During the 1800s, children's pastimes looked a bit different than they do today. Parents wanted everything their children did to be educational or help improve their thinking. Many games played by children in the 1800s were not only designed for fun, but also had a lesson or skill embedded in them. Nonetheless, these games were popular with children, and many are still played today.
Game of Graces
The Game of Graces was brought to America by the French who called the game La Grace. It was meant to be played outdoors by two people. It was very popular with girls because it was acceptable exercise and also taught gracefulness. Boys never played the game together, but would play it with a girl as their partner. The game is played with two wooden throwing rings decorated with ribbons and four catching wands. The players held a wand in each hand. One player would place the rings over each wand in her hands and then toss the rings, one at a time, to her opponent who would try to catch them on her wands. Play would continue for a set amount of time. Whoever caught the most rings during this time period would be declared the winner.

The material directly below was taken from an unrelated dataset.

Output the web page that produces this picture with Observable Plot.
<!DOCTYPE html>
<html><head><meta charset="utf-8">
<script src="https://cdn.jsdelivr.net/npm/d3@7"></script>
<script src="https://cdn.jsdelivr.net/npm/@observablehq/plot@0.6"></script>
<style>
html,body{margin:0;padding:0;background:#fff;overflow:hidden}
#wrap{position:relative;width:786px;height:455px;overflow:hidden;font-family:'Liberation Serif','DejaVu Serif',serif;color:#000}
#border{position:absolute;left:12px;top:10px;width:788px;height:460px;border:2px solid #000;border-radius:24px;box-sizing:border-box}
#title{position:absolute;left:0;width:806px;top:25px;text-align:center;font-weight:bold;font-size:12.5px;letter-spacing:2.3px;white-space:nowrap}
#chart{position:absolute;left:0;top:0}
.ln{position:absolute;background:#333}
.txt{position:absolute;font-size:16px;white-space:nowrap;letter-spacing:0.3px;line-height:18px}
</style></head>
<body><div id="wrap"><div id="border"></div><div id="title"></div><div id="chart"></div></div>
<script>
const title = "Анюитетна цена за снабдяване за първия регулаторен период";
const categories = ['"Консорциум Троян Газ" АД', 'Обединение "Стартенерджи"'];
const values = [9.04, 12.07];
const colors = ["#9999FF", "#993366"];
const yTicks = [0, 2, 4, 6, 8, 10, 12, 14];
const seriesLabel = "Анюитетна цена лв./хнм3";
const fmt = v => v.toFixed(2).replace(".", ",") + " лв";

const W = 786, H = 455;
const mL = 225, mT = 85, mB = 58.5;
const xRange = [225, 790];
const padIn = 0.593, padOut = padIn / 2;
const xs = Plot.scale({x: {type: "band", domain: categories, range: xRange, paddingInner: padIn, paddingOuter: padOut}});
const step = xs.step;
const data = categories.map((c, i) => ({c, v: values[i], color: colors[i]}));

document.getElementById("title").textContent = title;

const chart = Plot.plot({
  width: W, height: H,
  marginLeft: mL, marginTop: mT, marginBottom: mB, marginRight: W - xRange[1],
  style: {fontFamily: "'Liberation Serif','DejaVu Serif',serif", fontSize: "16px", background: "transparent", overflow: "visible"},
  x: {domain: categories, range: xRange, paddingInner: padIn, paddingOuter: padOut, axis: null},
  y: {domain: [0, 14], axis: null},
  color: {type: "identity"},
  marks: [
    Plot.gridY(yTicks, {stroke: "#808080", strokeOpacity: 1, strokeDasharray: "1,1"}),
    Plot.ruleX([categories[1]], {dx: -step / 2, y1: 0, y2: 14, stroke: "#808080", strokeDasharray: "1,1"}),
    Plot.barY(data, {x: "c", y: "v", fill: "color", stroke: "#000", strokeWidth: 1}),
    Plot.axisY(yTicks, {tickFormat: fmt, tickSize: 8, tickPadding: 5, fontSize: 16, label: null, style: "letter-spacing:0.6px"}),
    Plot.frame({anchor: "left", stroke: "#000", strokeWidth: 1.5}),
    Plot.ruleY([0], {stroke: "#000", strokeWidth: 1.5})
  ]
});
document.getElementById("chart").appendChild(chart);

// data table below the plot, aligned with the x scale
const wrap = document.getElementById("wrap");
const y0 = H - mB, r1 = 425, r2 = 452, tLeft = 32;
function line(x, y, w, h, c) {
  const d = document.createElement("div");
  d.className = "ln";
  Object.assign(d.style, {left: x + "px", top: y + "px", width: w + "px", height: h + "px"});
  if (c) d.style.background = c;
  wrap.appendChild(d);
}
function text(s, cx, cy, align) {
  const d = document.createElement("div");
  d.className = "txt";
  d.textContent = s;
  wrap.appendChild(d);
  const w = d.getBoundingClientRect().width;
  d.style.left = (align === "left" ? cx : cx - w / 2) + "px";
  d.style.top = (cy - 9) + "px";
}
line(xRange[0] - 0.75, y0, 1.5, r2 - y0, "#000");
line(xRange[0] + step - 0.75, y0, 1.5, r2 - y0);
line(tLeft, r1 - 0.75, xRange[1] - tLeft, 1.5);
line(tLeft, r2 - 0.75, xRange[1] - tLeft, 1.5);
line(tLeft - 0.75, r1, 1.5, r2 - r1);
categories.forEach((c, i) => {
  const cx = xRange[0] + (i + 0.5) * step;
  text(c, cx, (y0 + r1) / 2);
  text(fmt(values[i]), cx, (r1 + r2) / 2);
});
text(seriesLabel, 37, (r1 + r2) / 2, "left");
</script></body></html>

Marbles have been a popular children's game for centuries. In earlier years, marbles were made of clay or stone. However, in the late 19th century, marbles made of glass became popular. There were many games that involved marbles, but the most popular one is still common today. Known as "ring taw," it was played by making a circle on the ground (using chalk, string or drawn into the dirt). The largest marble, called a shooter, was held out, while all the other marbles were placed inside the circle. Children crouched down around the circle and took turns flicking the shooter into the circle. Any marbles knocked out by the shooter were kept by that child. When all the marbles were out of the circle, the child with the most marbles in his possession won the game.

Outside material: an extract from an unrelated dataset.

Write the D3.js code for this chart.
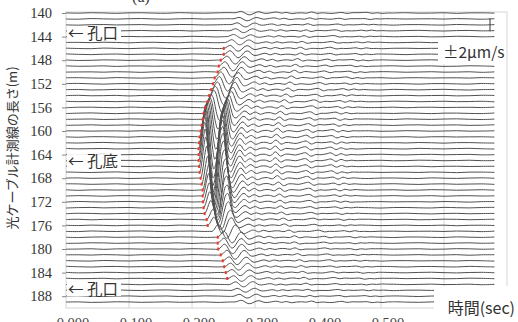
<!DOCTYPE html>
<html>
<head>
<meta charset="utf-8">
<script src="https://cdn.jsdelivr.net/npm/d3@7"></script>
<style>
  html, body { margin: 0; padding: 0; background: #fff; }
  svg { display: block; }
</style>
</head>
<body>
<svg id="chart" width="518" height="322"></svg>
<script>
// Channel positions along the optical fibre (m), one trace per metre
const depths = d3.range(140, 190);

// Onset time of the direct wave on each channel (s)
const arrival = [
  0.268, 0.265, 0.262, 0.259, 0.256, 0.253, 0.2504, 0.2504, 0.2456, 0.2424,
  0.2408, 0.2360, 0.2336, 0.2305, 0.2273, 0.2249, 0.2209, 0.2185, 0.2169, 0.2153,
  0.2137, 0.2121, 0.2113, 0.2105, 0.2105, 0.2105, 0.2113, 0.2121, 0.2137, 0.2153,
  0.2169, 0.2169, 0.2177, 0.2185, 0.2201, 0.2233, 0.2249, 0.2320, 0.2408, 0.2408,
  0.2416, 0.2456, 0.2488, 0.2512, 0.2536, 0.2560, 0.259, 0.262, 0.265, 0.268
];

// Peak amplitude of the direct wave on each channel (μm/s)
const amplitude = [
  0.5, 0.5, 0.6, 0.6, 0.6, 0.8, 0.9, 1.1, 1.2, 1.4,
  1.5, 1.8, 2.2, 2.5, 2.8, 3.4, 4.0, 4.9, 6.2, 7.4,
  8.6, 9.8, 10.8, 11.4, 11.7, 11.7, 11.4, 10.8, 9.8, 8.6,
  7.7, 6.8, 5.8, 4.9, 4.0, 3.1, 2.5, 2.2, 1.8, 1.5,
  1.5, 1.4, 1.2, 1.1, 0.9, 0.9, 0.8, 0.6, 0.6, 0.5
];

// Amplitude of the later coda on each channel (μm/s)
const codaAmp = [
  0.3, 0.3, 0.3, 0.35, 0.35, 0.35, 0.4, 0.4, 0.45, 0.45,
  0.5, 0.5, 0.5, 0.55, 0.55, 0.6, 0.6, 0.65, 0.65, 0.7,
  0.75, 0.75, 0.8, 0.8, 0.85, 0.85, 0.8, 0.8, 0.75, 0.7,
  0.65, 0.6, 0.55, 0.5, 0.45, 0.45, 0.4, 0.4, 0.4, 0.35,
  0.35, 0.35, 0.35, 0.35, 0.35, 0.35, 0.3, 0.3, 0.3, 0.3
];

// Channels carrying a first-arrival pick (m)
const pickDepths = [
  146, 147, 148, 149, 150, 151, 152, 153, 154, 155, 156, 157, 158, 159, 160,
  161, 162, 163, 164, 165, 166, 167, 168, 169, 170, 171, 172, 173, 174, 175,
  176, 178, 179, 180, 181, 182, 183, 184, 185
];

// Direct-wave pulse, normalised, sampled every 3.2 ms after onset
const waveletStep = 0.0032;
const wavelet = [
  0, 0.25, 0.7, 1.0, 0.75, 0.05, -0.65, -1.0, -0.85, -0.3,
  0.35, 0.8, 0.9, 0.55, 0.05, -0.25, -0.3, -0.22, -0.1, 0.0,
  0.06, 0.05, 0.0, -0.02, 0
];

// Coda wiggles, sampled every 8 ms starting 50 ms after onset
const codaStart = 0.05, codaStep = 0.008;
const coda = [
  0, 0.3, 0.8, -0.4, 0.6, -0.5, 0.1, 0.2, -0.3, 1.0,
  -0.6, 0.1, 0.0, -0.2, 0.3, 0.7, -0.5, 0.1, 0.0, 0.2,
  0.5, -0.4, 0.3, -0.2, 0.1, 0
];

// Background noise, sampled every 20 ms (shifted from channel to channel)
const noiseStep = 0.02, noiseAmp = 0.17;
const noise = [
  0.2, -0.3, 0.5, 0.1, -0.6, 0.3, 0.4, -0.2, -0.5, 0.6,
  0.0, -0.4, 0.3, 0.7, -0.1, -0.6, 0.2, 0.5, -0.3, 0.1,
  0.4, -0.5, -0.2, 0.6, 0.3, -0.4, 0.0, 0.5, -0.3, -0.1,
  0.4, -0.6, 0.2, 0.3, -0.2, 0.1
];

// Time axis ticks (s); labels are shown for the ones left of the axis title
const timeTicks = [0, 0.1, 0.2, 0.3, 0.4, 0.5, 0.6, 0.7];
const timeLabels = [0, 0.1, 0.2, 0.3, 0.4, 0.5];
const depthTicks = [140, 144, 148, 152, 156, 160, 164, 168, 172, 176, 180, 184, 188];
const scaleBar = 2; // μm/s

// Annotations along the cable
const marks = [
  { depth: 143.4, text: "\u2190 孔口" },
  { depth: 165.1, text: "\u2190 孔底" },
  { depth: 186.8, text: "\u2190 孔口" }
];

const svg = d3.select("#chart");
const x = d3.scaleLinear().domain([0, 0.7]).range([66, 507]);
const y = d3.scaleLinear().domain([140, 190]).range([13, 308]);
const a = d3.scaleLinear().domain([-scaleBar, scaleBar]).range([6.5, -6.5]);

const jp = "'Noto Sans CJK JP', 'Noto Sans', sans-serif";
const serif = "'Liberation Serif', 'DejaVu Serif', serif";

// plot frame and vertical grid
svg.append("rect")
  .attr("x", x(0)).attr("y", 12)
  .attr("width", x(0.7) - x(0)).attr("height", 308 - 12)
  .attr("fill", "none").attr("stroke", "#d6d6d6").attr("stroke-width", 1);
svg.append("g").selectAll("line")
  .data(timeTicks.slice(1, -1)).join("line")
  .attr("x1", d => x(d)).attr("x2", d => x(d))
  .attr("y1", 12).attr("y2", 308)
  .attr("stroke", "#d6d6d6").attr("stroke-width", 1);

svg.append("clipPath").attr("id", "plotclip")
  .append("rect").attr("x", x(0)).attr("y", 8)
  .attr("width", x(0.7) - x(0)).attr("height", 302);

// piecewise-linear lookup into a regularly sampled series
function sampleAt(arr, start, step, t) {
  const u = (t - start) / step;
  if (u < 0 || u > arr.length - 1) return 0;
  const k = Math.floor(u), f = u - k;
  const v0 = arr[k], v1 = k + 1 < arr.length ? arr[k + 1] : arr[k];
  return v0 + (v1 - v0) * f;
}

const traceData = depths.map((dep, i) => {
  const t0 = arrival[i];
  const shifted = noise.map((_, k) => noise[(k + 7 * i) % noise.length]);
  const winStart = t0 - 0.004;
  const winEnd = t0 + codaStart + (coda.length - 1) * codaStep;
  const times = [];
  shifted.forEach((_, k) => {
    const t = k * noiseStep;
    if (t < winStart || t > winEnd) times.push(t);
  });
  times.push(winStart);
  wavelet.forEach((_, k) => times.push(t0 + k * waveletStep));
  const wEnd = (wavelet.length - 1) * waveletStep;
  coda.forEach((_, k) => {
    const rel = codaStart + k * codaStep;
    if (rel > wEnd + 0.002) times.push(t0 + rel);
  });
  times.sort((p, q) => p - q);
  const pts = times.filter(t => t >= 0 && t <= 0.7).map(t => ({
    t,
    v: amplitude[i] * sampleAt(wavelet, 0, waveletStep, t - t0)
       + codaAmp[i] * sampleAt(coda, codaStart, codaStep, t - t0)
       + noiseAmp * sampleAt(shifted, 0, noiseStep, t)
  }));
  return { depth: dep, pts };
});

const line = d3.line()
  .x(d => x(d.t))
  .curve(d3.curveCatmullRom.alpha(0.5));

svg.append("g").attr("clip-path", "url(#plotclip)")
  .selectAll("path").data(traceData).join("path")
  .attr("d", tr => line.y(d => y(tr.depth) + a(d.v))(tr.pts))
  .attr("fill", "none")
  .attr("stroke", "#505050")
  .attr("stroke-width", 1);

// first-arrival picks
svg.append("g").selectAll("rect")
  .data(pickDepths).join("rect")
  .attr("x", d => x(arrival[depths.indexOf(d)]) - 1)
  .attr("y", d => y(d) - 1.5)
  .attr("width", 2).attr("height", 3)
  .attr("fill", "#e8392b");

// amplitude scale bar
svg.append("line")
  .attr("x1", 490).attr("x2", 490)
  .attr("y1", y(142) + a(scaleBar)).attr("y2", y(142) + a(-scaleBar))
  .attr("stroke", "#333").attr("stroke-width", 1);
svg.append("rect").attr("x", 438).attr("y", 38).attr("width", 68).attr("height", 26).attr("fill", "#fff");
svg.append("text").attr("x", 443).attr("y", 57.5)
  .attr("font-family", jp).attr("font-size", 15.5).attr("fill", "#333")
  .text("\u00b1" + scaleBar + "\u03bcm/s");

// cable annotations
const mg = svg.append("g").selectAll("g").data(marks).join("g");
mg.append("rect")
  .attr("x", 67).attr("y", d => y(d.depth) - 7)
  .attr("width", 54).attr("height", 14).attr("fill", "#fff");
mg.append("text")
  .attr("x", 68).attr("y", d => y(d.depth) + 5.5)
  .attr("font-family", jp).attr("font-size", 15.5).attr("fill", "#333")
  .text(d => d.text);

// depth axis
const yAxis = svg.append("g").attr("transform", `translate(${x(0)},0)`)
  .call(d3.axisLeft(y).tickValues(depthTicks).tickSize(4).tickPadding(10));
yAxis.select(".domain").remove();
yAxis.selectAll(".tick line").attr("stroke", "#888");
yAxis.selectAll(".tick text")
  .attr("font-family", serif).attr("font-size", 14.5).attr("fill", "#333");

// time axis labels (below the frame)
svg.append("g").selectAll("text").data(timeLabels).join("text")
  .attr("x", d => x(d) + 7).attr("y", 328)
  .attr("text-anchor", "middle")
  .attr("font-family", serif).attr("font-size", 14.5).attr("fill", "#444")
  .text(d => d.toFixed(3));

// axis titles
svg.append("text")
  .attr("transform", "translate(17,148) rotate(-90)")
  .attr("text-anchor", "middle")
  .attr("font-family", jp).attr("font-size", 13).attr("fill", "#333")
  .text("光ケーブル計測線の長さ(m)");
svg.append("rect").attr("x", 434).attr("y", 286).attr("width", 84).attr("height", 36).attr("fill", "#fff");
svg.append("text").attr("x", 515).attr("y", 314)
  .attr("text-anchor", "end")
  .attr("font-family", jp).attr("font-size", 16).attr("fill", "#333")
  .text("時間(sec)");

// panel letter
svg.append("text").attr("x", 141).attr("y", 1.5)
  .attr("text-anchor", "middle")
  .attr("font-family", serif).attr("font-size", 16).attr("fill", "#333")
  .text("(a)");
</script>
</body>
</html>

A few board games, such as draughts, chess and backgammon were common even before 1800s. However, it was during the 1800s that many new board games were made. Most board games during this time period were used to teach or improve a child's mind. For example, when a player landed on a ladder square in the popular game snakes and ladders, he was greeted with a picture of a child doing something good. Then, he moved forward a number of spaces. The snake squares were pictures of disobedience and caused the child to move backward. Other games dealt with science, math or geography. Games such as picture lotto taught children words. It was also during this time that Milton Bradley became a household name with his game The Checkered Game of Life.
Many people in the 19th century had a room in their home designated as the parlour. This was a special, often beautifully decorated, room designed for entertaining guests. When guests were visiting, the family often entertained them with parlour games. These games involved several people. The most popular games played in parlours were guessing games, word games and board games. Games such as charades and blind man's bluff were common parlour games.